▸ MATERIAL
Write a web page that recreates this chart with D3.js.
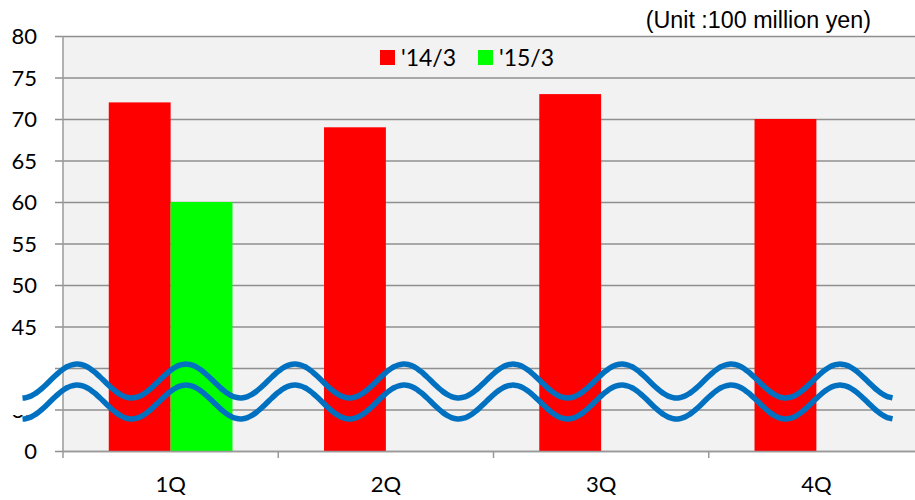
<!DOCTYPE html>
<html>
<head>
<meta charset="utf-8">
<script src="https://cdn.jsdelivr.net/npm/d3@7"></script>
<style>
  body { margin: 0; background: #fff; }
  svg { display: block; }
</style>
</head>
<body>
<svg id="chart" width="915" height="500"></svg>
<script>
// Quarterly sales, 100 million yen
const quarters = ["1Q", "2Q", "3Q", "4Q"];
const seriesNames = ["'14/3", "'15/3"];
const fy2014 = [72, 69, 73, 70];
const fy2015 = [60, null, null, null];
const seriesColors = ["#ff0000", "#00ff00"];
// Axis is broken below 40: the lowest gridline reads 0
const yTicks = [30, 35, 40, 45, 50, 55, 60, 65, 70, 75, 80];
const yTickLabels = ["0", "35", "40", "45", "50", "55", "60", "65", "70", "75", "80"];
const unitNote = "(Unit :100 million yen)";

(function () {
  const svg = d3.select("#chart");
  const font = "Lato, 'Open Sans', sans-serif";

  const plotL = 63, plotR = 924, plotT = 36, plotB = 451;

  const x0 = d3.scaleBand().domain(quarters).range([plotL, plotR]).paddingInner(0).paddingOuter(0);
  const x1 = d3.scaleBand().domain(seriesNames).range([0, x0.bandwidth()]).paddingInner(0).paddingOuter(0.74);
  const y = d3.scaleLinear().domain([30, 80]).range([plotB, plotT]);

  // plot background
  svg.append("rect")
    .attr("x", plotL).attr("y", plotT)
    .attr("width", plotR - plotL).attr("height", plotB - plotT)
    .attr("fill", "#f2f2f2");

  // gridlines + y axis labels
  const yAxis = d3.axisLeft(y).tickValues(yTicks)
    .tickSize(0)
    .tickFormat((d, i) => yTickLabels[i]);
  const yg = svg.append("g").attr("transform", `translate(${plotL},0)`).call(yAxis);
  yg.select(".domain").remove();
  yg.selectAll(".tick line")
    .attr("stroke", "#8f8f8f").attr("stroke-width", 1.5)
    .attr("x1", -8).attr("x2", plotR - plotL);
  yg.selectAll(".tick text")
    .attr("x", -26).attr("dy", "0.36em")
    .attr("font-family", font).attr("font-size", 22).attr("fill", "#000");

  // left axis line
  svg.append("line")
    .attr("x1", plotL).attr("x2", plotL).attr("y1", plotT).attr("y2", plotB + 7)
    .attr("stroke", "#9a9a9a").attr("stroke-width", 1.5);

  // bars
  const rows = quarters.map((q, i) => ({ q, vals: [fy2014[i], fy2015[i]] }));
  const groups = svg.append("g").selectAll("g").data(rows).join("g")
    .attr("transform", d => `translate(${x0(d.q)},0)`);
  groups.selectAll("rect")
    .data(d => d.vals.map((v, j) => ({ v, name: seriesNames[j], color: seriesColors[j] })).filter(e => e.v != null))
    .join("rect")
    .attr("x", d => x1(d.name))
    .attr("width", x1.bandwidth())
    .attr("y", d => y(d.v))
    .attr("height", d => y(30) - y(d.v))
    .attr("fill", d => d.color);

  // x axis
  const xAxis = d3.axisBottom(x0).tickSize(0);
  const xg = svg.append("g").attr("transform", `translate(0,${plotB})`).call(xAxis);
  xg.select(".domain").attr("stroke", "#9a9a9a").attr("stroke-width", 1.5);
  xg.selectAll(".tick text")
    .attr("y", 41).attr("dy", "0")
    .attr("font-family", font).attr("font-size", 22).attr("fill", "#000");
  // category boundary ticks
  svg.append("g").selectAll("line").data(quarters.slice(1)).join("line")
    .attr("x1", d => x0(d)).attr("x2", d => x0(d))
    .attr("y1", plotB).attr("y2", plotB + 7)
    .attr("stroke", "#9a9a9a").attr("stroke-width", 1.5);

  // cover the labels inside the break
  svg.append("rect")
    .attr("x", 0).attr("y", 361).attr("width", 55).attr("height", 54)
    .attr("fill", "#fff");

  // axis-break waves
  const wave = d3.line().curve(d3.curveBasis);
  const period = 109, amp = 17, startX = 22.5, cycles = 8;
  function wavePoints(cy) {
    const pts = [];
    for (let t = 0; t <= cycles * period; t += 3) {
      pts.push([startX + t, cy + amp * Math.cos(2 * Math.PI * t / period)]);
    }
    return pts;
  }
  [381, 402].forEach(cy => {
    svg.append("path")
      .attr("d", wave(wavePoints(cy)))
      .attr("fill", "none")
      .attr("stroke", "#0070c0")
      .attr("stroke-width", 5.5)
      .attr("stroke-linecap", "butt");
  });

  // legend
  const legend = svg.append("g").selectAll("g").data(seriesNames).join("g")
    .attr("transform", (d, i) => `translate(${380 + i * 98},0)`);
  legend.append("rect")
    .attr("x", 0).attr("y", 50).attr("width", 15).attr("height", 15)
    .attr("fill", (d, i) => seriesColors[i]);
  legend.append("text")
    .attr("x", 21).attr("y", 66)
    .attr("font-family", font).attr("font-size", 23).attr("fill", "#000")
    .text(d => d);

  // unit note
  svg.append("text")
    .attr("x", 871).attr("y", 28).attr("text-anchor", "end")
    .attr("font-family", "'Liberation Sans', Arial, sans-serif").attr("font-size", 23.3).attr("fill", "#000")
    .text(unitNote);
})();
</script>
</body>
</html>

▸ YOUR INSTRUCTIONS
Transcribe the full listing character for character. Pictures are excluded.

▸ SOLUTION BELOW
Write a web page that recreates this chart with D3.js.
<!DOCTYPE html>
<html>
<head>
<meta charset="utf-8">
<script src="https://cdn.jsdelivr.net/npm/d3@7"></script>
<style>
  body { margin: 0; background: #fff; }
  svg { display: block; }
</style>
</head>
<body>
<svg id="chart" width="915" height="500"></svg>
<script>
// Quarterly sales, 100 million yen
const quarters = ["1Q", "2Q", "3Q", "4Q"];
const seriesNames = ["'14/3", "'15/3"];
const fy2014 = [72, 69, 73, 70];
const fy2015 = [60, null, null, null];
const seriesColors = ["#ff0000", "#00ff00"];
// Axis is broken below 40: the lowest gridline reads 0
const yTicks = [30, 35, 40, 45, 50, 55, 60, 65, 70, 75, 80];
const yTickLabels = ["0", "35", "40", "45", "50", "55", "60", "65", "70", "75", "80"];
const unitNote = "(Unit :100 million yen)";

(function () {
  const svg = d3.select("#chart");
  const font = "Lato, 'Open Sans', sans-serif";

  const plotL = 63, plotR = 924, plotT = 36, plotB = 451;

  const x0 = d3.scaleBand().domain(quarters).range([plotL, plotR]).paddingInner(0).paddingOuter(0);
  const x1 = d3.scaleBand().domain(seriesNames).range([0, x0.bandwidth()]).paddingInner(0).paddingOuter(0.74);
  const y = d3.scaleLinear().domain([30, 80]).range([plotB, plotT]);

  // plot background
  svg.append("rect")
    .attr("x", plotL).attr("y", plotT)
    .attr("width", plotR - plotL).attr("height", plotB - plotT)
    .attr("fill", "#f2f2f2");

  // gridlines + y axis labels
  const yAxis = d3.axisLeft(y).tickValues(yTicks)
    .tickSize(0)
    .tickFormat((d, i) => yTickLabels[i]);
  const yg = svg.append("g").attr("transform", `translate(${plotL},0)`).call(yAxis);
  yg.select(".domain").remove();
  yg.selectAll(".tick line")
    .attr("stroke", "#8f8f8f").attr("stroke-width", 1.5)
    .attr("x1", -8).attr("x2", plotR - plotL);
  yg.selectAll(".tick text")
    .attr("x", -26).attr("dy", "0.36em")
    .attr("font-family", font).attr("font-size", 22).attr("fill", "#000");

  // left axis line
  svg.append("line")
    .attr("x1", plotL).attr("x2", plotL).attr("y1", plotT).attr("y2", plotB + 7)
    .attr("stroke", "#9a9a9a").attr("stroke-width", 1.5);

  // bars
  const rows = quarters.map((q, i) => ({ q, vals: [fy2014[i], fy2015[i]] }));
  const groups = svg.append("g").selectAll("g").data(rows).join("g")
    .attr("transform", d => `translate(${x0(d.q)},0)`);
  groups.selectAll("rect")
    .data(d => d.vals.map((v, j) => ({ v, name: seriesNames[j], color: seriesColors[j] })).filter(e => e.v != null))
    .join("rect")
    .attr("x", d => x1(d.name))
    .attr("width", x1.bandwidth())
    .attr("y", d => y(d.v))
    .attr("height", d => y(30) - y(d.v))
    .attr("fill", d => d.color);

  // x axis
  const xAxis = d3.axisBottom(x0).tickSize(0);
  const xg = svg.append("g").attr("transform", `translate(0,${plotB})`).call(xAxis);
  xg.select(".domain").attr("stroke", "#9a9a9a").attr("stroke-width", 1.5);
  xg.selectAll(".tick text")
    .attr("y", 41).attr("dy", "0")
    .attr("font-family", font).attr("font-size", 22).attr("fill", "#000");
  // category boundary ticks
  svg.append("g").selectAll("line").data(quarters.slice(1)).join("line")
    .attr("x1", d => x0(d)).attr("x2", d => x0(d))
    .attr("y1", plotB).attr("y2", plotB + 7)
    .attr("stroke", "#9a9a9a").attr("stroke-width", 1.5);

  // cover the labels inside the break
  svg.append("rect")
    .attr("x", 0).attr("y", 361).attr("width", 55).attr("height", 54)
    .attr("fill", "#fff");

  // axis-break waves
  const wave = d3.line().curve(d3.curveBasis);
  const period = 109, amp = 17, startX = 22.5, cycles = 8;
  function wavePoints(cy) {
    const pts = [];
    for (let t = 0; t <= cycles * period; t += 3) {
      pts.push([startX + t, cy + amp * Math.cos(2 * Math.PI * t / period)]);
    }
    return pts;
  }
  [381, 402].forEach(cy => {
    svg.append("path")
      .attr("d", wave(wavePoints(cy)))
      .attr("fill", "none")
      .attr("stroke", "#0070c0")
      .attr("stroke-width", 5.5)
      .attr("stroke-linecap", "butt");
  });

  // legend
  const legend = svg.append("g").selectAll("g").data(seriesNames).join("g")
    .attr("transform", (d, i) => `translate(${380 + i * 98},0)`);
  legend.append("rect")
    .attr("x", 0).attr("y", 50).attr("width", 15).attr("height", 15)
    .attr("fill", (d, i) => seriesColors[i]);
  legend.append("text")
    .attr("x", 21).attr("y", 66)
    .attr("font-family", font).attr("font-size", 23).attr("fill", "#000")
    .text(d => d);

  // unit note
  svg.append("text")
    .attr("x", 871).attr("y", 28).attr("text-anchor", "end")
    .attr("font-family", "'Liberation Sans', Arial, sans-serif").attr("font-size", 23.3).attr("fill", "#000")
    .text(unitNote);
})();
</script>
</body>
</html>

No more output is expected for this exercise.